The question may probably often arise to understand why MassSpec, such an expensive methodology, may be considered as one of the specificities of the Chemistry Department at UMONS. This finds its origin when learning that the Mons laboratory actively participated to the development of Organic Mass Spectrometry in Europe.
Mass Spectrometry was introduced at the “State University of Mons” – Université de l’Etat à Mons – in the late sixties by Prof André Maquestiau and Prof Robert Flammang as part of the analytical methods to support organic synthesis of heterocyclic compounds.
Both colleagues fastly realized that mass spectrometry for organic molecules was still in its childhood and that more specific experiments had to be undertaken to understand the physico-chemical processes undergone by molecules exposed to electronic and chemical ionizations. They then became key actors in the field of Gas Phase Ion Chemistry and participated to the development of organic mass spectrometry with eminent colleagues such as Prof Nibberring, Schwarz, Audier, Bouchoux, Cookes, Beynon and many more…
They also realized that the commercially available mass spectrometers remained, at that time, quite limited to decipher the chemistry of gaseous ions and entered in a phase of development and modifications of instruments. The first breakthrough was, in 1976, the modification of a Varian MAT 311 A (reversed geometry) by the installation of a collision cell between the magnetic and the electric sectors and E (Bull Soc Chim Bel 1976).
Insertion of a collision cell between the magnetic and the electric sectors within a Varian MAT 311 A, reversed geometry mass spectrometer (1976)
In 1976, surfing the wave, they went a step even further by deeply modifying their AEI MS902 mass spectrometer (EB geometry) by the installation of an additional electric sector together with a collision cell to afford the original EBE geometry (Bull Soc Chim Bel 1978).
Modification of AEI MS902 mass spectrometer (EB geometry) by the installation of an additional electric sector together with a collision (1978)
Both the original mass spectrometers allowed efficient ion manipulations, including high resolution measurements, collision-induced dissociation experiments and Metastable Ion Kinetic Energy Spectrometry (MIKES) experiments.
As for a demonstration of the relevance of those modifications, Prof Beynon sent the following letter to Prof Maquestiau & Flammang in 1978.
Part of a letter from JH Beynon to A Maquestiau and R Flammang
In 1992, Prof Robert Flammang together with Prof Yves Van Haverbeke (head of the organic chemistry lab) acquired the largest sector instrument ever, the VG Autospec 6F. This original mass spectrometer was built following the drawings of Prof Flammang on the basis of the Autospec 3 F mass spectrometer (Int.J.Mass Spectrom. 1992).
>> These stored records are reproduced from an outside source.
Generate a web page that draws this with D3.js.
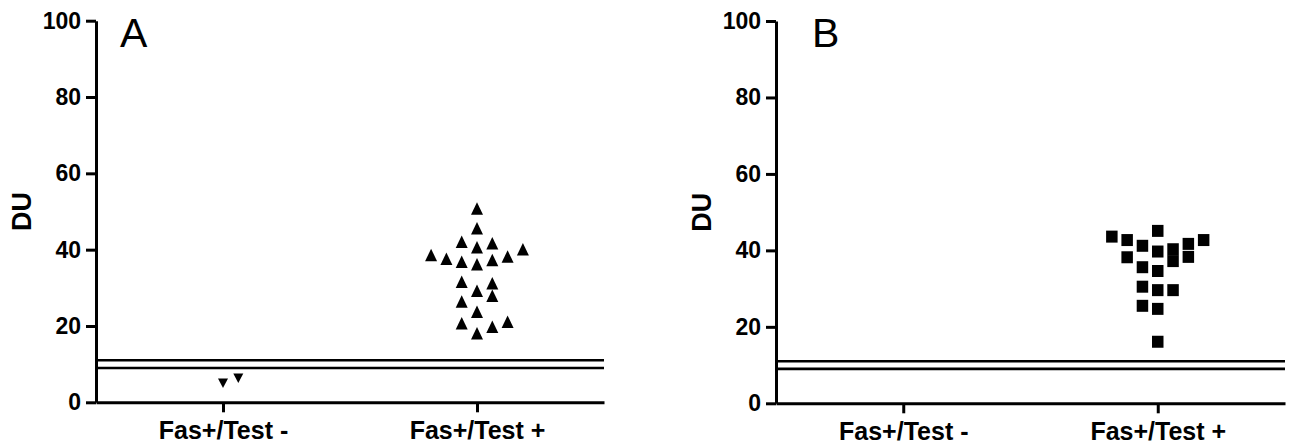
<!DOCTYPE html>
<html>
<head>
<meta charset="utf-8">
<script src="https://cdn.jsdelivr.net/npm/d3@7"></script>
<style>
  html, body { margin: 0; padding: 0; background: #fff; }
  svg { display: block; }
  text { font-family: "Liberation Sans", Arial, sans-serif; }
</style>
</head>
<body>
<svg id="chart" width="1290" height="447"></svg>
<script>
// ---- data ----
const categories = ["Fas+/Test -", "Fas+/Test +"];
const yTicks = [0, 20, 40, 60, 80, 100];
const cutoffs = [9, 11];

// Panel A (triangles): values and column slots
const aNegValues = [5.0, 6.3];
const aNegSlots  = [0, 1];
const aPosValues = [50.8, 45.6, 42.1, 40.6, 41.7, 40.1, 38.6, 37.6, 36.8, 36.2, 37.3, 38.2,
                    31.6, 29.2, 31.2, 27.9, 26.4, 23.7, 20.7, 18.1, 19.8, 21.1];
const aPosSlots  = [0, 0, -1, 0, 1, 3, -3, -2, -1, 0, 1, 2,
                    -1, 0, 1, 1, -1, 0, -1, 0, 1, 2];

// Panel B (squares)
const bNegValues = [];
const bNegSlots  = [];
const bPosValues = [45.1, 43.6, 42.7, 41.2, 39.7, 40.3, 37.2, 41.7, 38.3, 42.7, 38.2,
                    35.6, 34.6, 30.5, 29.6, 29.6, 25.5, 24.7, 16.1];
const bPosSlots  = [0, -3, -2, -1, 0, 1, 1, 2, 2, 3, -2,
                    -1, 0, -1, 0, 1, -1, 0, 0];

// ---- drawing ----
const svg = d3.select("#chart");

function panel(cfg) {
  const g = svg.append("g");
  const y = d3.scaleLinear().domain([0, 100]).range([cfg.y0, cfg.y1]);
  const x = d3.scalePoint().domain(categories).range([cfg.x0, cfg.x1]).padding(0.5);
  const slotW = 15.3;

  // cutoff lines
  g.selectAll("line.cut").data(cutoffs).join("line")
    .attr("x1", cfg.x0).attr("x2", cfg.x1)
    .attr("y1", d => y(d)).attr("y2", d => y(d))
    .attr("stroke", "#000").attr("stroke-width", 2.6);

  // y axis
  const ya = g.append("g").attr("transform", `translate(${cfg.x0},0)`)
    .call(d3.axisLeft(y).tickValues(yTicks).tickSize(10).tickPadding(5).tickSizeOuter(0));
  // x axis
  const xa = g.append("g").attr("transform", `translate(0,${cfg.y0})`)
    .call(d3.axisBottom(x).tickSize(10).tickPadding(9).tickSizeOuter(0));
  [ya, xa].forEach(a => {
    a.select(".domain").attr("stroke", "#000").attr("stroke-width", 3);
    a.selectAll(".tick line").attr("stroke", "#000").attr("stroke-width", 3);
  });
  ya.selectAll(".tick text").attr("font-size", 23).attr("font-weight", "bold")
    .attr("fill", "#000").attr("font-family", "Liberation Sans, Arial, sans-serif");
  xa.selectAll(".tick text").attr("font-size", 25).attr("font-weight", "bold")
    .attr("fill", "#000").attr("font-family", "Liberation Sans, Arial, sans-serif");

  // axis title
  g.append("text")
    .attr("transform", `translate(${cfg.titleX},${(cfg.y0 + cfg.y1) / 2}) rotate(-90)`)
    .attr("text-anchor", "middle").attr("dy", "0.35em")
    .attr("font-size", 27).attr("font-weight", "bold").attr("fill", "#000")
    .text("DU");

  // panel letter
  g.append("text")
    .attr("x", cfg.letterX).attr("y", 47)
    .attr("font-size", 41).attr("fill", "#000")
    .text(cfg.letter);

  // points
  const groups = [
    {cat: categories[0], vals: cfg.negValues, slots: cfg.negSlots, shape: cfg.negShape},
    {cat: categories[1], vals: cfg.posValues, slots: cfg.posSlots, shape: cfg.posShape}
  ];
  groups.forEach(gr => {
    const pts = gr.vals.map((v, i) => ({v, s: gr.slots[i]}));
    g.selectAll(null).data(pts).join("path")
      .attr("transform", d => `translate(${x(gr.cat) + d.s * slotW},${y(d.v)})`)
      .attr("d", shapePath(gr.shape))
      .attr("fill", "#000");
  });
}

function shapePath(shape) {
  if (shape === "up") {
    const w = 12, h = 12.5;
    return `M0,${-h/2}L${w/2},${h/2}L${-w/2},${h/2}Z`;
  }
  if (shape === "down") {
    const w = 10, h = 9.5;
    return `M${-w/2},${-h/2}L${w/2},${-h/2}L0,${h/2}Z`;
  }
  const w = 11.5, h = 12;
  return `M${-w/2},${-h/2}h${w}v${h}h${-w}Z`;
}

panel({x0: 96, x1: 604, y0: 402.3, y1: 20.7, titleX: 22, letterX: 120, letter: "A",
       negValues: aNegValues, negSlots: aNegSlots, negShape: "down",
       posValues: aPosValues, posSlots: aPosSlots, posShape: "up"});
panel({x0: 776, x1: 1285, y0: 403.3, y1: 21, titleX: 702, letterX: 812, letter: "B",
       negValues: bNegValues, negSlots: bNegSlots, negShape: "square",
       posValues: bPosValues, posSlots: bPosSlots, posShape: "square"});
</script>
</body>
</html>
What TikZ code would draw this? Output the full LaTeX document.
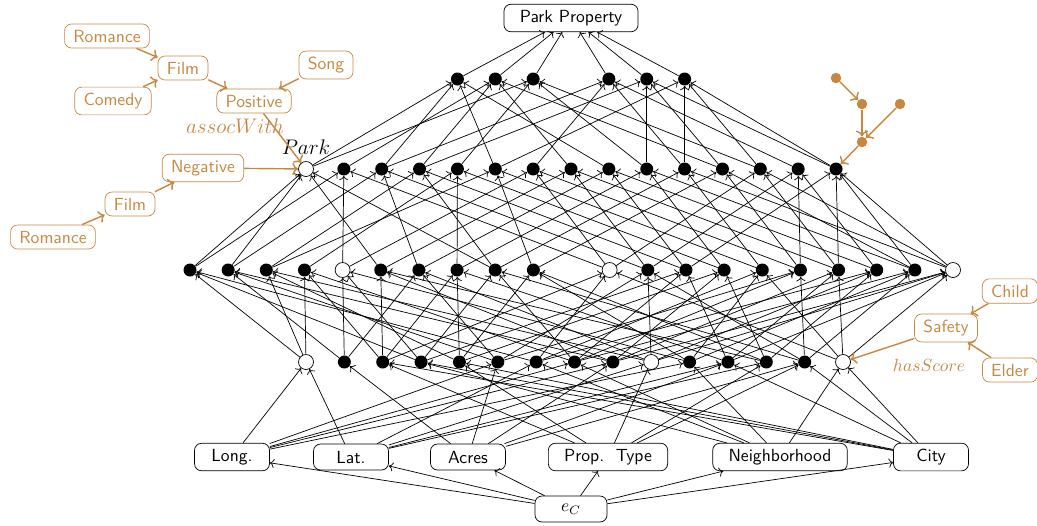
\documentclass[tikz,border=0pt]{standalone}
\usepackage{amsmath}
\usetikzlibrary{arrows.meta,positioning,calc}
\definecolor{ochre}{RGB}{198,135,65}
\begin{document}
\begin{tikzpicture}[x=0.02cm,y=-0.02cm,>=To,font=\sffamily,
 box/.style={draw,rounded corners,minimum width=1.5cm,minimum height=0.52cm,inner xsep=9pt},
 obox/.style={draw=ochre,text=ochre,rounded corners,inner xsep=5pt,minimum height=0.48cm},
 dot/.style={circle,fill,inner sep=0pt,minimum size=0.26cm},
 hole/.style={circle,draw,fill=white,inner sep=0pt,minimum size=0.3cm},
 odot/.style={circle,fill=ochre,inner sep=0pt,minimum size=0.21cm},
 oarr/.style={->,ochre,thick},link/.style={->}]
\useasboundingbox (0,0) rectangle (1037,525);
% property, inputs and e_C
\node[box](top)at(571,18){Park Property};
\node[box](lon)at(232,457){Long.};
\node[box](lat)at(351,457){Lat.};
\node[box](acr)at(468,457){Acres};
\node[box](pty)at(608,457){Prop.\ \ Type};
\node[box](nbh)at(780,457){Neighborhood};
\node[box](cty)at(931,457){City};
\node[box,minimum width=1.44cm](ec)at(571,509){$e_C$};
\foreach \b in {lon,lat,acr,pty,nbh,cty} \draw[link](ec)--(\b);
% the four layers
\foreach \i in {1,...,8,10,11,12,13} \node[dot](p\i)at({306+38.36*\i},362){};
\foreach \i in {0,9,14} \node[hole](p\i)at({306+38.36*\i},362){};
\foreach \i in {0,...,3,5,6,...,9,12,13,...,19} \node[dot](q\i)at({190+38.15*\i},270){};
\foreach \i in {4,11,20} \node[hole](q\i)at({190+38.15*\i},270){};
\foreach \i in {1,...,14} \node[dot](r\i)at({306+37.86*\i},169){};
\node[hole,label={[font=\large]above:$Park$}](r0)at(306,169){};
\foreach \i in {4,5,6,8,9,10} \node[dot](s\i)at({306+37.86*\i},79){};
% connections
\foreach \b/\l in {lon/{0,5,7,8,10},lat/{0,6,9,11,12},acr/{1,5,8,11,13},pty/{2,4,9,12,13},
 nbh/{3,6,7,10,14},cty/{2,3,4,11,13,14}}
 \foreach \i in \l \draw[link](\b)--(p\i);
\foreach \j/\l in {0/{0,3,6},1/{1,5,8},2/{0,4,9},3/{0,2,7},4/{1,3,10},5/{2,8,12},6/{1,5,9},
 7/{2,4,11},8/{3,7,13},9/{4,10,12},11/{2,6,14},12/{5,9,13},13/{3,7,11},14/{4,8,12},
 15/{6,10,14},16/{5,7,13},17/{8,11,14},18/{6,9,12},19/{7,10,13},20/{8,9,11,14}}
 \foreach \i in \l \draw[link](p\i)--(q\j);
\foreach \j/\l in {0/{0,1,5,8},1/{0,4,11},2/{1,6,12},3/{2,8,13},4/{3,7,14},5/{2,9,15},
 6/{4,11,16},7/{5,12,17},8/{6,13,18},9/{7,14,19},10/{8,15,20},11/{9,16,19},
 12/{11,17,20},13/{12,16,18},14/{13,17,19,20}}
 \foreach \i in \l \draw[link](q\i)--(r\j);
\foreach \j/\l in {4/{0,2,5,8},5/{1,3,7,11},6/{0,4,9,12},8/{2,6,10,13},9/{3,9,11,14},10/{5,10,12,14}}
 \foreach \i in \l \draw[link](r\i)--(s\j);
\foreach \j in {4,5,6,8,9,10} \draw[link](s\j)--(top);
% knowledge graph around Park
\node[obox](rom)at(107,36){Romance};
\node[obox](film)at(183,68){Film};
\node[obox](com)at(113,101){Comedy};
\node[obox](pos)at(254,101){Positive};
\node[obox](song)at(326,65){Song};
\node[obox](neg)at(203,168){Negative};
\node[obox](filmb)at(130,204){Film};
\node[obox](romb)at(53,237){Romance};
\node[ochre,font=\large](assoc)at(235,126){$assocWith$};
\draw[oarr](rom)--(film);\draw[oarr](com)--(film);
\draw[oarr](film)--(pos);\draw[oarr](song)--(pos);
\draw[oarr](pos)--(r0);\draw[oarr](neg)--(r0);
\draw[oarr](romb)--(filmb);\draw[oarr](filmb)--(neg);
% small graph on the right
\node[odot](ka)at(836,78){};\node[odot](kb)at(862,104){};
\node[odot](kc)at(900,104){};\node[odot](kd)at(862,142){};
\draw[oarr](ka)--(kb);\draw[oarr](kb)--(kd);\draw[oarr](kc)--(kd);\draw[oarr](kd)--(r14);
% safety score
\node[obox](child)at(1010,291){Child};
\node[obox](safe)at(946,328){Safety};
\node[obox](elder)at(1010,370){Elder};
\node[ochre](score)at(929,365){$hasScore$};
\draw[oarr](child)--(safe);\draw[oarr](elder)--(safe);\draw[oarr](safe)--(p14);
\end{tikzpicture}
\end{document}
This wonderful mass spectrometer was able to run, under high resolution conditions (R > 60.000 @ 5 %), MSn as well as neutralization-reionization experiments in electronic, chemical ionization and lSIMS.
VG Autospec 6F mass spectrometer (1992) : 6 sector instruments presenting the original EBEEBE geometry (IJMS 1992).
In 1995, this instrument was again modified by inserting an rf-only quadrupole cell within E3 and E4 to allow running associative ion/molecule reactions (Int.J.Mass Spectrom. 1995).
In 2001, a Waters QToF 2 mass spectrometer was acquired by the laboratory. MALDI-ToF capabilities emerged in the lab in 2006 by the acquisition of the Waters QToF premier mass spectrometer. Recently, in 2015, a Waters Synapt G2-Si instrument with ion mobility was acquired. The introduction of Electrospray ionization, MALDI and ion mobility in the laboratory paves the way to modern mass spectrometry researches as described in the “Research @ S2MOs” pages.